Retype only what runs from the beginning of the data through the line with "import pandas as pd"; please omit the pictures and keep every line exact.

─── GIVEN INFORMATION ───

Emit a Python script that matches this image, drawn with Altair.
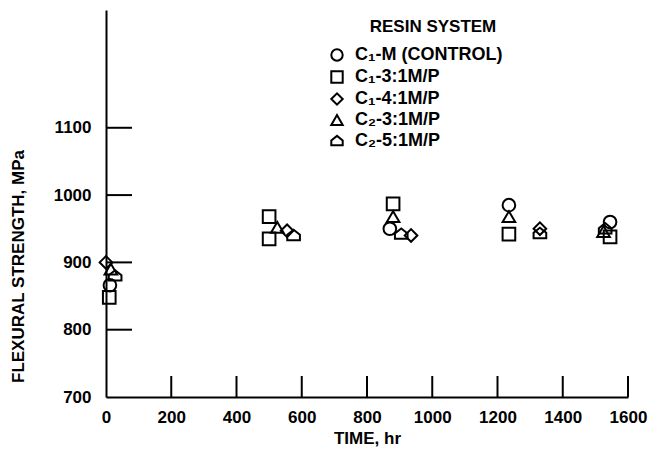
import altair as alt
import pandas as pd

# ---- data ----
series_names = ["C\u2081-M (CONTROL)", "C\u2081-3:1M/P", "C\u2081-4:1M/P", "C\u2082-3:1M/P", "C\u2082-5:1M/P"]
legend_title = "RESIN SYSTEM"

c1m_time = [12, 870, 1235, 1545]
c1m_val = [866, 950, 985, 960]

c13_time = [10, 500, 500, 880, 1235, 1545]
c13_val = [848, 968, 935, 987, 942, 938]

c14_time = [0, 555, 935, 1330]
c14_val = [900, 947, 940, 950]

c23_time = [15, 525, 880, 1235, 1525]
c23_val = [890, 952, 968, 968, 946]

c25_time = [28, 575, 905, 1330, 1530]
c25_val = [880, 940, 942, 943, 950]

x_label_vals = [0, 200, 400, 600, 800, 1000, 1200, 1400, 1600]
x_tick_vals = [200, 400, 600, 800, 1000, 1200, 1400, 1600]
y_label_vals = [700, 800, 900, 1000, 1100]
y_tick_vals = [800, 900, 1000, 1100]

rows = []
for name, ts, vs in zip(series_names,
                        [c1m_time, c13_time, c14_time, c23_time, c25_time],
                        [c1m_val, c13_val, c14_val, c23_val, c25_val]):
    for t, v in zip(ts, vs):
        rows.append({"time": t, "strength": v, "system": name})
df = pd.DataFrame(rows)

# ---- style ----
FONT = "Liberation Sans, Arial, sans-serif"
house = "M-1,0.75 L1,0.75 L1,-0.1 L0,-0.9 L-1,-0.1 Z"
shape_range = ["circle", "square", "diamond", "triangle-up", house]

W, H = 522, 387
x_scale = alt.Scale(domain=[0, 1600], nice=False, zero=False)
y_scale = alt.Scale(domain=[700, 1275], nice=False, zero=False)

x_axis = alt.Axis(
    values=x_label_vals, format="d", title="TIME, hr", grid=False, ticks=False,
    labelPadding=12, labelFont=FONT, labelFontSize=17, labelFontWeight="bold",
    labelColor="black", labelFlush=False,
    titleFont=FONT, titleFontSize=17, titleFontWeight="bold", titleColor="black",
    titleY=41, titleBaseline="middle",
    domainColor="black", domainWidth=2)
y_axis = alt.Axis(
    values=y_label_vals, format="d", title="FLEXURAL STRENGTH, MPa", grid=False, ticks=False,
    labelPadding=15, labelFont=FONT, labelFontSize=17, labelFontWeight="bold",
    labelColor="black",
    titleFont=FONT, titleFontSize=17, titleFontWeight="bold", titleColor="black",
    titleX=-88, titleY=256, titleAngle=-90, titleAlign="center", titleBaseline="middle",
    domainColor="black", domainWidth=2)

points = alt.Chart(df).mark_point(
    filled=False, size=160, strokeWidth=2, color="black", opacity=1
).encode(
    x=alt.X("time:Q", scale=x_scale, axis=x_axis),
    y=alt.Y("strength:Q", scale=y_scale, axis=y_axis),
    shape=alt.Shape("system:N", scale=alt.Scale(domain=series_names, range=shape_range),
                    legend=alt.Legend(
                        title=None, orient="none", legendX=222, legendY=36,
                        labelFont=FONT, labelFontSize=18, labelFontWeight="bold",
                        labelColor="black", labelOffset=9,
                        symbolSize=130, symbolStrokeWidth=2, symbolStrokeColor="black",
                        symbolFillColor="transparent", rowPadding=2)),
)

title_text = alt.Chart(pd.DataFrame({"label": [legend_title]})).mark_text(
    font=FONT, fontSize=17, fontWeight="bold", color="black",
    align="center", baseline="middle").encode(
    text="label:N", x=alt.value(327), y=alt.value(17))

xticks = alt.Chart(pd.DataFrame({"time": x_tick_vals})).mark_rule(
    color="black", strokeWidth=2).encode(
    x=alt.X("time:Q", scale=x_scale, axis=x_axis),
    y=alt.value(H), y2=alt.value(H - 21))

yticks = alt.Chart(pd.DataFrame({"strength": y_tick_vals})).mark_rule(
    color="black", strokeWidth=2).encode(
    y=alt.Y("strength:Q", scale=y_scale, axis=y_axis),
    x=alt.value(0), x2=alt.value(26))

chart = alt.layer(points, xticks, yticks, title_text).properties(
    width=W, height=H, autosize="none",
    padding={"left": 98, "top": 2, "right": 30, "bottom": 50},
    background="white",
).configure_view(stroke=None)

chart.save("out.html", embed_options={"renderer": "svg", "actions": False})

───

• _ANSWER FOR THIS EXERCISE_:
Emit a Python script that matches this image, drawn with Altair.
import altair as alt
import pandas as pd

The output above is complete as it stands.